I think Kollwitz outlined the face in charcoal and then used a piece of charcoal on its side to quickly model the head. This technique is quick to execute, but requires great skill to do well. It must take years of drawing practice to get to the point where the tones are laid down correctly on the first try. My copy is 9" x 12", which I found to be a little small. I think a larger size paper would make it easier to vary the pressure and resulting charcoal tone in one sweeping arm movement.

Here is a side-by-side comparison of my drawing and Kollwitz's. I am going to try a self-portrait using this technique.

Saturday, May 9, 2009

100 Heads: Head #60

This is a copy of one of Rembrandt's self-portraits. The original is in oil; my copy is in charcoal and pastel. I used Winsor & Newton medium vine charcoal, Conte H, HB, B, and 2B charcoal pencils, and a Pitt white pastel pencil on Strathmore charcoal paper. Why copy a portrait? I am trying to improve my observation skills. If I copy portraits and consistently get a likeness, I know my observation skills are improving. I am also practicing my approach to portraits: Start with the general and work down to the specific.

I check my work by putting my drawing and the original side-by-side in Photoshop Elements. I learned how to do this here.

The likeness is not terrific. This portrait was not as easy as I thought it would be. First, older, flabby faces are tougher than young, lean faces. Muscles and bone structure help. Second, I discovered there are a large variation of values in the dark areas. At first, I tried to render the dark areas with a uniform value. It did not work. Third, the texture of the older face was a challenge. Rembrandt effectively used oil point to render the roughness of his skin.

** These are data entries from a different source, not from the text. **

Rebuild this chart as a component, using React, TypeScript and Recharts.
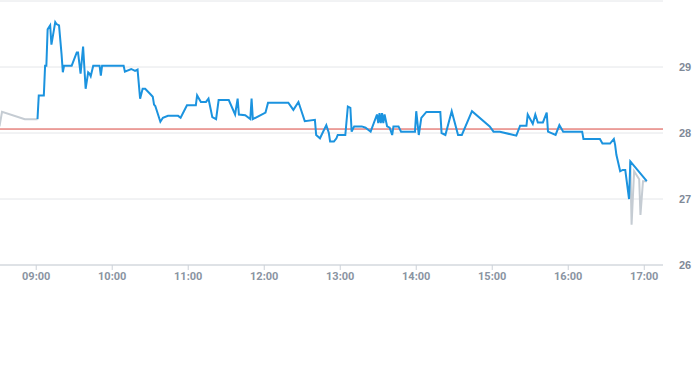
import { LineChart, Line, XAxis, YAxis, CartesianGrid, ReferenceLine } from 'recharts';

// pre-market (grey)
const preTimes = ["08:31", "08:33", "08:51", "09:01"];
const prePrices = [28.10, 28.32, 28.21, 28.21];

// regular session (blue)
const regTimes = [
    "09:01", "09:02", "09:06", "09:07", "09:08", "09:09", "09:11", "09:12", "09:15", "09:16",
    "09:18", "09:20", "09:21", "09:22", "09:28", "09:32", "09:33", "09:35", "09:37", "09:39",
    "09:41", "09:42", "09:43", "09:45", "09:50", "09:51", "09:52", "10:09", "10:10", "10:15",
    "10:18", "10:20", "10:22", "10:24", "10:26", "10:30", "10:32", "10:33", "10:34", "10:38",
    "10:40", "10:44", "10:52", "10:54", "10:59", "11:06", "11:07", "11:10", "11:14", "11:16",
    "11:19", "11:22", "11:24", "11:32", "11:37", "11:39", "11:40", "11:45", "11:49", "11:50",
    "11:51", "12:01", "12:03", "12:19", "12:23", "12:27", "12:32", "12:40", "12:41", "12:44",
    "12:49", "12:51", "12:52", "12:55", "12:57", "12:58", "13:04", "13:06", "13:08", "13:09",
    "13:11", "13:17", "13:20", "13:24", "13:29", "13:30", "13:31", "13:32", "13:33", "13:34",
    "13:35", "13:37", "13:39", "13:41", "13:42", "13:46", "13:48", "13:59", "14:00", "14:02",
    "14:04", "14:08", "14:19", "14:20", "14:23", "14:28", "14:33", "14:36", "14:44", "14:58",
    "15:01", "15:06", "15:19", "15:22", "15:27", "15:28", "15:32", "15:34", "15:36", "15:40",
    "15:43", "15:44", "15:50", "15:53", "15:56", "16:11", "16:12", "16:25", "16:27", "16:33",
    "16:36", "16:37", "16:38", "16:41", "16:43", "16:45", "16:48", "16:49", "17:02",
];
const regPrices = [
    28.21, 28.57, 28.57, 29.02, 29.02, 29.57, 29.63, 29.34, 29.68, 29.65,
    29.63, 29.19, 28.92, 29.02, 29.02, 29.22, 29.22, 28.90, 29.31, 28.67,
    28.92, 28.90, 28.86, 29.02, 29.02, 28.87, 29.02, 29.02, 28.93, 28.97,
    28.94, 28.96, 28.52, 28.67, 28.67, 28.59, 28.55, 28.43, 28.41, 28.17,
    28.23, 28.26, 28.26, 28.23, 28.42, 28.42, 28.57, 28.47, 28.47, 28.52,
    28.24, 28.21, 28.50, 28.50, 28.28, 28.52, 28.28, 28.27, 28.21, 28.52,
    28.21, 28.31, 28.46, 28.46, 28.35, 28.47, 28.18, 28.20, 27.97, 27.92,
    28.12, 28.00, 27.87, 27.87, 27.92, 27.97, 27.97, 28.40, 28.38, 28.02,
    28.10, 28.10, 28.08, 28.02, 28.28, 28.15, 28.30, 28.15, 28.30, 28.15,
    28.28, 28.10, 28.08, 27.97, 28.10, 28.10, 28.02, 28.02, 28.33, 27.97,
    28.23, 28.32, 28.32, 28.00, 27.97, 28.33, 27.97, 27.97, 28.33, 28.10,
    28.02, 28.02, 27.96, 28.11, 28.11, 28.28, 28.14, 28.28, 28.16, 28.16,
    28.31, 28.02, 27.97, 28.12, 28.02, 28.02, 27.91, 27.91, 27.84, 27.84,
    27.91, 27.82, 27.67, 27.42, 27.44, 27.44, 27.00, 27.57, 27.27,
];

// after-hours / closing prints (grey)
const postTimes = ["16:49", "16:50", "16:52", "16:56", "16:57", "16:59", "17:02"];
const postPrices = [27.57, 26.61, 27.42, 27.30, 26.76, 27.27, 27.27];

const prevClose = 28.06;
const hourTicks = ["09:00", "10:00", "11:00", "12:00", "13:00", "14:00", "15:00", "16:00", "17:00"];
const priceTicks = [26, 27, 28, 29];

const toMin = (s: string) => {
    const [h, m] = s.split(":").map(Number);
    return h * 60 + m;
};
const fmt = (v: number) => {
    const h = Math.floor(v / 60);
    const m = Math.round(v % 60);
    return `${String(h).padStart(2, "0")}:${String(m).padStart(2, "0")}`;
};
const build = (times: string[], prices: number[]) =>
    times.map((t, i) => ({ t: toMin(t), price: prices[i] }));

const preData = build(preTimes, prePrices);
const regData = build(regTimes, regPrices);
const postData = build(postTimes, postPrices);

export default function App() {
    return (
        <div style={{ position: "absolute", left: 0, top: 0, width: 693, height: 365, background: "#fff" }}>
            <LineChart width={693} height={365} margin={{ top: 1, right: 0, left: 0, bottom: 71 }}>
                <CartesianGrid vertical={false} stroke="#e4e6e9" />
                <XAxis
                    type="number"
                    dataKey="t"
                    domain={[511.4, 1034.8]}
                    allowDataOverflow
                    ticks={hourTicks.map(toMin)}
                    tickFormatter={fmt}
                    height={29}
                    stroke="#ccd1d8"
                    tickSize={5}
                    tick={{ fill: "#8a94a2", fontSize: 11, fontWeight: 700, fontFamily: "'Liberation Sans Narrow', Roboto, sans-serif" }}
                />
                <YAxis
                    orientation="right"
                    domain={[26, 30]}
                    ticks={priceTicks}
                    width={30}
                    axisLine={false}
                    tickLine={false}
                    tickMargin={10}
                    tick={{ fill: "#7f8a98", fontSize: 11, fontWeight: 700, fontFamily: "'Liberation Sans', Arial, sans-serif" }}
                />
                <ReferenceLine y={prevClose} stroke="#d9463e" strokeWidth={1} />
                <Line data={preData} dataKey="price" stroke="#c5ccd3" strokeWidth={2} dot={false} isAnimationActive={false} />
                <Line data={postData} dataKey="price" stroke="#c5ccd3" strokeWidth={2} dot={false} isAnimationActive={false} />
                <Line data={regData} dataKey="price" stroke="#1b93df" strokeWidth={2} dot={false} isAnimationActive={false} />
            </LineChart>
        </div>
    );
}
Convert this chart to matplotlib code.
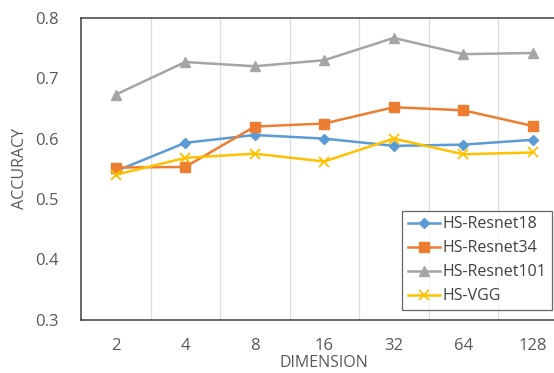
import matplotlib
matplotlib.use("Agg")
import matplotlib.pyplot as plt
import numpy as np

dims = ["2", "4", "8", "16", "32", "64", "128"]
resnet18 = [0.546, 0.593, 0.606, 0.600, 0.588, 0.590, 0.598]
resnet34 = [0.552, 0.553, 0.620, 0.625, 0.652, 0.647, 0.621]
resnet101 = [0.673, 0.727, 0.720, 0.730, 0.767, 0.740, 0.742]
vgg = [0.540, 0.568, 0.575, 0.562, 0.600, 0.574, 0.577]
yticks = [0.3, 0.4, 0.5, 0.6, 0.7, 0.8]

plt.rcParams['font.family'] = ['Open Sans', 'DejaVu Sans']
W, H = 554, 373
fig = plt.figure(figsize=(W/100, H/100), dpi=100)
ax = fig.add_axes([81/W, 1-319.5/H, 486.5/W, 301.5/H])

x = np.arange(len(dims))
ax.plot(x, resnet18, color='#5B9BD5', lw=1.8, marker='D', ms=5, label='HS-Resnet18', zorder=3)
ax.plot(x, resnet34, color='#ED7D31', lw=1.8, marker='s', ms=6.5, label='HS-Resnet34', zorder=3)
ax.plot(x, resnet101, color='#A5A5A5', lw=1.8, marker='^', ms=7, label='HS-Resnet101', zorder=3)
ax.plot(x, vgg, color='#FFC000', lw=1.8, marker='x', ms=7, mew=1.3, label='HS-VGG', zorder=3)

ax.set_xlim(-0.5, len(dims)-0.5)
ax.set_ylim(0.3, 0.8)
ax.set_xticks(x)
ax.set_xticklabels(dims)
ax.set_yticks(yticks)
ax.set_yticklabels([f"{v:.1f}" for v in yticks])
ax.set_xticks(np.arange(0.5, len(dims)-0.5, 1), minor=True)
ax.grid(True, axis='x', which='minor', color='#DDDDDD', lw=0.9)
ax.tick_params(axis='both', which='both', length=0, labelsize=12, colors='#595959')
ax.tick_params(axis='y', pad=16)
ax.tick_params(axis='x', pad=13)
for s in ['left', 'bottom', 'top']:
    ax.spines[s].set_color('#404040')
    ax.spines[s].set_linewidth(1.1)
ax.spines['right'].set_visible(False)

ax.set_xlabel('DIMENSION', fontsize=11.5, color='#595959', labelpad=1)
ax.set_ylabel('ACCURACY', fontsize=11.5, color='#595959', labelpad=5)

leg = fig.legend(loc='lower left', bbox_to_anchor=(402/W, 1-310/H), fontsize=11.5,
                 frameon=True, fancybox=False, edgecolor='#404040', handlelength=2.0,
                 handletextpad=0.2, borderpad=0.35, labelspacing=0.5, borderaxespad=0)
leg.get_frame().set_linewidth(0.9)
for t in leg.get_texts():
    t.set_color('#404040')

fig.savefig('out.png', dpi=100)
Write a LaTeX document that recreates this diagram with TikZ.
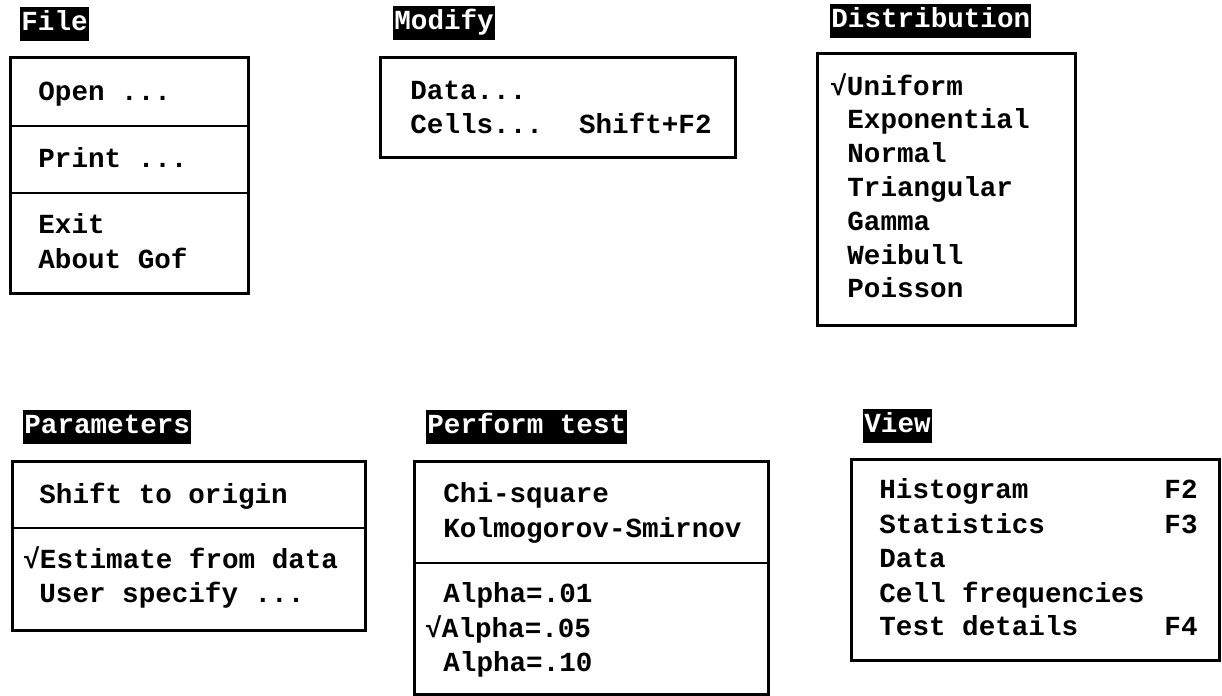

I have a new appreciation for Rembrandt's work. His portrait is beautiful and so sensitively rendered. It is something to aspire to.

Saturday, May 2, 2009

100 Heads: Head #59

I did this portrait of my mom this afternoon. I spent 30 - 60 minutes on it. Mom was a good sport about sitting still and not moving too much. A perfect model. I still struggle with the back of the head. How big is it? What is its exact shape? I need to do more skull studies to internalize the shape of the head. In this pose, mom was leaning the back of her head against the back of the couch. Don't know why I didn't think to draw the couch.